### [GIVEN PROBLEM]
Copy exactly, please, the lines of the data from its start through the line containing "3274.7, 3290.0, 3362.84]".

### [GIVEN DATA]

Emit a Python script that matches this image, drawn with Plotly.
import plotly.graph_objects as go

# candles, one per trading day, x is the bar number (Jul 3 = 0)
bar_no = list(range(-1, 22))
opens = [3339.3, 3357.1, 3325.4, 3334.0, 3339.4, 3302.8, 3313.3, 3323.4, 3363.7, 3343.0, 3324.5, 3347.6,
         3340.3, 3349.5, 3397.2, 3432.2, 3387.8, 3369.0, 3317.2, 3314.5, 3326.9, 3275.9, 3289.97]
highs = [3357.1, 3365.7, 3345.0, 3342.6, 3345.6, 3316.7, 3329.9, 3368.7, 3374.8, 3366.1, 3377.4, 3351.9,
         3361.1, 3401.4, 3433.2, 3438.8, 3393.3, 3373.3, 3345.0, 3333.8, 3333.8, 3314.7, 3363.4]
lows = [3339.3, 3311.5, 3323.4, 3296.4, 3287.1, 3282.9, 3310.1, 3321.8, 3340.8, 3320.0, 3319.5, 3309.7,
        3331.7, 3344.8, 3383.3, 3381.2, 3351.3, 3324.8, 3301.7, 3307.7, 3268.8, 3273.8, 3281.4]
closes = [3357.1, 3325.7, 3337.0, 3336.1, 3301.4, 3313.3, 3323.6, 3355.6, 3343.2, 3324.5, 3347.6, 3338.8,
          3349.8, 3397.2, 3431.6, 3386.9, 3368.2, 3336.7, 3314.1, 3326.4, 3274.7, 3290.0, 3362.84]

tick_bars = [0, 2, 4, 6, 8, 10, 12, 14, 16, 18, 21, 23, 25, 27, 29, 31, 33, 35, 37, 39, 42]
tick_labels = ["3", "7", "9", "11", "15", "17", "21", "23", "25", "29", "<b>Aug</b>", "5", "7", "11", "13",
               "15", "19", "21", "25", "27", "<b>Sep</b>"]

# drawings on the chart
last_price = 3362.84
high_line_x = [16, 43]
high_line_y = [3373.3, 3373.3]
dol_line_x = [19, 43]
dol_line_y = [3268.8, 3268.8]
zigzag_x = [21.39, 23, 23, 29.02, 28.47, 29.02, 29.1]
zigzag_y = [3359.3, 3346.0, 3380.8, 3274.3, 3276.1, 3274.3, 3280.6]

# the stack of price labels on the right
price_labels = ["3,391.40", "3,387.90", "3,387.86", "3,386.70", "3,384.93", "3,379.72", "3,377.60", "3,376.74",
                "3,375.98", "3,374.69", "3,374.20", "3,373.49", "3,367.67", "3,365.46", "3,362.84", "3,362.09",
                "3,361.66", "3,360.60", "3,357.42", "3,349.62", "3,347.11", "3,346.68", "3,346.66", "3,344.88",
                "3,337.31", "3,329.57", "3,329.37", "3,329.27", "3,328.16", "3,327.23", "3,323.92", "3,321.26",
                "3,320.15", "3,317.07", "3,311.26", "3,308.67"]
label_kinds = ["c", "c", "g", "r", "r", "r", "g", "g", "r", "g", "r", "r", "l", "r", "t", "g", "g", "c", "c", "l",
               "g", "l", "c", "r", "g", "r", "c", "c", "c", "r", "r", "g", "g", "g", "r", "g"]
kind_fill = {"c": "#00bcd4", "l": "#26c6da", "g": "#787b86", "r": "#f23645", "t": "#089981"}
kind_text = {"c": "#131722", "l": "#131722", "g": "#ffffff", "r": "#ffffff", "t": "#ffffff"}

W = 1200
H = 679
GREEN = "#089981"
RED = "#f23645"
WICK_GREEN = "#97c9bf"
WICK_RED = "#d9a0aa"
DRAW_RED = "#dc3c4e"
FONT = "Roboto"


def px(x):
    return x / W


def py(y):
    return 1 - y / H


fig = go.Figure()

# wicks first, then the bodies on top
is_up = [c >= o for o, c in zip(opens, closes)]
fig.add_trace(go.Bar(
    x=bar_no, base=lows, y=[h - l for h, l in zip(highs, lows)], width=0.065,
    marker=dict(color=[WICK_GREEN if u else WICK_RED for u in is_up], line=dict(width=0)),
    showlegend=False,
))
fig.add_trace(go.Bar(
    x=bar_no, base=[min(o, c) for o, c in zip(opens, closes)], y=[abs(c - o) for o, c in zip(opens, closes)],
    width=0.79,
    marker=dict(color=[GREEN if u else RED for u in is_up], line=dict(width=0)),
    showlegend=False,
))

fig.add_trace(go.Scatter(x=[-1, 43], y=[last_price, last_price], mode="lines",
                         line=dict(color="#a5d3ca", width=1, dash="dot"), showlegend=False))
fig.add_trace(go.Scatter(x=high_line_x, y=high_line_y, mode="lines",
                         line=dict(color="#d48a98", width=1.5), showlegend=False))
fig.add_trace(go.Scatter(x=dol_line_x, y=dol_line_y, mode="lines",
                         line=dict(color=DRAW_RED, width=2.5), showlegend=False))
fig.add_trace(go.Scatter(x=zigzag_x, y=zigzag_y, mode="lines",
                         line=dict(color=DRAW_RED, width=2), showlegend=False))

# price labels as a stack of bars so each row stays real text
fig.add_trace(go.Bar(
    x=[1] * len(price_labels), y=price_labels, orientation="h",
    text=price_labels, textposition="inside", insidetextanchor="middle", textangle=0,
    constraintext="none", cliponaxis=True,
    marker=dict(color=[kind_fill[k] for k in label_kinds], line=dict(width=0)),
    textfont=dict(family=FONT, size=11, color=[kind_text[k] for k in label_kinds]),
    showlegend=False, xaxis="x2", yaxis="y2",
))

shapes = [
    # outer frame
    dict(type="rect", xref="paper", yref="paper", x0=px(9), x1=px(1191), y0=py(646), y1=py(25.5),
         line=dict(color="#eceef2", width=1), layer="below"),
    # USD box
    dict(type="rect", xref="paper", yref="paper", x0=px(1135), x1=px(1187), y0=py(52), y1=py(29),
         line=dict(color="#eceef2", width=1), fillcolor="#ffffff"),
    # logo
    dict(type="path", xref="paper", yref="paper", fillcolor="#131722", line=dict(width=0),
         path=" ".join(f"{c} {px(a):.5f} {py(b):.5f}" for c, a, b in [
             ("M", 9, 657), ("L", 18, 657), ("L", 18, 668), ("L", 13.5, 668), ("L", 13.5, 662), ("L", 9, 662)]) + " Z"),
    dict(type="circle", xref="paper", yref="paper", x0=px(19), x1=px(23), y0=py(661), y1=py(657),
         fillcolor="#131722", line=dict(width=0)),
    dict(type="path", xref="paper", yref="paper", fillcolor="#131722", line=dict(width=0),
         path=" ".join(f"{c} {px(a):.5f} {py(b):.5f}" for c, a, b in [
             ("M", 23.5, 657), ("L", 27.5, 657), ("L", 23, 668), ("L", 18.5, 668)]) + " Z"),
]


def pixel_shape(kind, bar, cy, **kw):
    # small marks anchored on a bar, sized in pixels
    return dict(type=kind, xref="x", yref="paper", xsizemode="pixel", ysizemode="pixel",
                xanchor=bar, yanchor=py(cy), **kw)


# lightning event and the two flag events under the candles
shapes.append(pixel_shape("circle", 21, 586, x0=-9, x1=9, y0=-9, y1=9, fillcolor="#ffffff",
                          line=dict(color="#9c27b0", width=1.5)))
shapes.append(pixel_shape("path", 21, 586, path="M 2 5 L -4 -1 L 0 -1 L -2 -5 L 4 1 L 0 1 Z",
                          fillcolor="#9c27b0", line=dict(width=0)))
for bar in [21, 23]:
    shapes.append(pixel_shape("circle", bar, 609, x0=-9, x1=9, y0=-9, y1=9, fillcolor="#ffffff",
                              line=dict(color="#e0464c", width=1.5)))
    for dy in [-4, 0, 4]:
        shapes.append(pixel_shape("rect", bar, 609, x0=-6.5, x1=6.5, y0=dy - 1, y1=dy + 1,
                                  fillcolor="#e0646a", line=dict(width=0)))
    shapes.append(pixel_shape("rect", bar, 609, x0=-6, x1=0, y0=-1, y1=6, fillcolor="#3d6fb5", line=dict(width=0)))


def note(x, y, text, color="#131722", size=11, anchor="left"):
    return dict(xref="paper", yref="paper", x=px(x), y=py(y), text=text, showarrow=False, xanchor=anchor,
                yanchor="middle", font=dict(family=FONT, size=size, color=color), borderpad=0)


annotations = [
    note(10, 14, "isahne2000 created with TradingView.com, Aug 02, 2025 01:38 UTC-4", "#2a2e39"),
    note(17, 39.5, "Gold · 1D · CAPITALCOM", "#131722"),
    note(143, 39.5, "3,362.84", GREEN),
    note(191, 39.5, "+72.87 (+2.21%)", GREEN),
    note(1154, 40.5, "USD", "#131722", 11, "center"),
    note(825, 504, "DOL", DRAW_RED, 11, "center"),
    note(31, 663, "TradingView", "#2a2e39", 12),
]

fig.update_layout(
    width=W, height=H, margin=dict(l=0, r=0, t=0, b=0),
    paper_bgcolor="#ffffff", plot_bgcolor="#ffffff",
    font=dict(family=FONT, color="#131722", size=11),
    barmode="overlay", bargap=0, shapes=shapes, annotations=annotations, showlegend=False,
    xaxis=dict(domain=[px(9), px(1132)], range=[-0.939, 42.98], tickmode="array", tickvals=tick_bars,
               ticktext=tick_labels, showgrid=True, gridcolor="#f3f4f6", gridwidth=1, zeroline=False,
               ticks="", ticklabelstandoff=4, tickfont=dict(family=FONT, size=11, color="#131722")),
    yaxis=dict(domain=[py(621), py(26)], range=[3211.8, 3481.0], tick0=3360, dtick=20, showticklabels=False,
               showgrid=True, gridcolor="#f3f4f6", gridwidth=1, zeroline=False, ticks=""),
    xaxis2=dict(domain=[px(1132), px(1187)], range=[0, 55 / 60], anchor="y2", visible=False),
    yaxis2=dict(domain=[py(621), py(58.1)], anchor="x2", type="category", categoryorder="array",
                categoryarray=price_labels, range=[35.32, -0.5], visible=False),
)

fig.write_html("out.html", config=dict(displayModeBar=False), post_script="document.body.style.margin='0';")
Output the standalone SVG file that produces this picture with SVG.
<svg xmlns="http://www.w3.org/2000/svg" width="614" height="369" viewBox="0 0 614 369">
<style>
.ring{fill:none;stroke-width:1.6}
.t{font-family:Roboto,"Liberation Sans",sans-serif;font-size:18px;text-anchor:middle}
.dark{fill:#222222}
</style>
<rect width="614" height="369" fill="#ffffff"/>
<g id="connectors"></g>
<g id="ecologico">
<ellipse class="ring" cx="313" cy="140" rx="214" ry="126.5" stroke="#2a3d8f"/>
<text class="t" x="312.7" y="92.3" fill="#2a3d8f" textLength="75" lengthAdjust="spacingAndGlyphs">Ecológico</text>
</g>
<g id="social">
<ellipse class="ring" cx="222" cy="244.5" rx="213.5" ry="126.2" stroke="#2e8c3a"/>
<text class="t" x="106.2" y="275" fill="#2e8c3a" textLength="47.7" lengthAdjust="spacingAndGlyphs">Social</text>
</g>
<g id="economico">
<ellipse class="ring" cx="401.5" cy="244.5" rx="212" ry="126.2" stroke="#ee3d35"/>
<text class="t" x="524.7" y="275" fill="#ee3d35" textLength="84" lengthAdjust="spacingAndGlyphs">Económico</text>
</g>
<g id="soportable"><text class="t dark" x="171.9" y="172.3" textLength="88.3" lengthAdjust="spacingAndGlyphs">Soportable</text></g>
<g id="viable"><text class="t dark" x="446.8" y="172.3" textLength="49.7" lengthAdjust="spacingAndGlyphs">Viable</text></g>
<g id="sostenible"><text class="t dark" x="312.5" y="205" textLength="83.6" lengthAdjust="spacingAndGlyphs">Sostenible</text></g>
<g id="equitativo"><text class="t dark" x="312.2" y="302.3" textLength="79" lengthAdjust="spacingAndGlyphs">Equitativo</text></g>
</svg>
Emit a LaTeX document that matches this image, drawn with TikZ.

### [RESPONSE TO THIS TASK]
Emit a Python script that matches this image, drawn with Plotly.
import plotly.graph_objects as go

# candles, one per trading day, x is the bar number (Jul 3 = 0)
bar_no = list(range(-1, 22))
opens = [3339.3, 3357.1, 3325.4, 3334.0, 3339.4, 3302.8, 3313.3, 3323.4, 3363.7, 3343.0, 3324.5, 3347.6,
         3340.3, 3349.5, 3397.2, 3432.2, 3387.8, 3369.0, 3317.2, 3314.5, 3326.9, 3275.9, 3289.97]
highs = [3357.1, 3365.7, 3345.0, 3342.6, 3345.6, 3316.7, 3329.9, 3368.7, 3374.8, 3366.1, 3377.4, 3351.9,
         3361.1, 3401.4, 3433.2, 3438.8, 3393.3, 3373.3, 3345.0, 3333.8, 3333.8, 3314.7, 3363.4]
lows = [3339.3, 3311.5, 3323.4, 3296.4, 3287.1, 3282.9, 3310.1, 3321.8, 3340.8, 3320.0, 3319.5, 3309.7,
        3331.7, 3344.8, 3383.3, 3381.2, 3351.3, 3324.8, 3301.7, 3307.7, 3268.8, 3273.8, 3281.4]
closes = [3357.1, 3325.7, 3337.0, 3336.1, 3301.4, 3313.3, 3323.6, 3355.6, 3343.2, 3324.5, 3347.6, 3338.8,
          3349.8, 3397.2, 3431.6, 3386.9, 3368.2, 3336.7, 3314.1, 3326.4, 3274.7, 3290.0, 3362.84]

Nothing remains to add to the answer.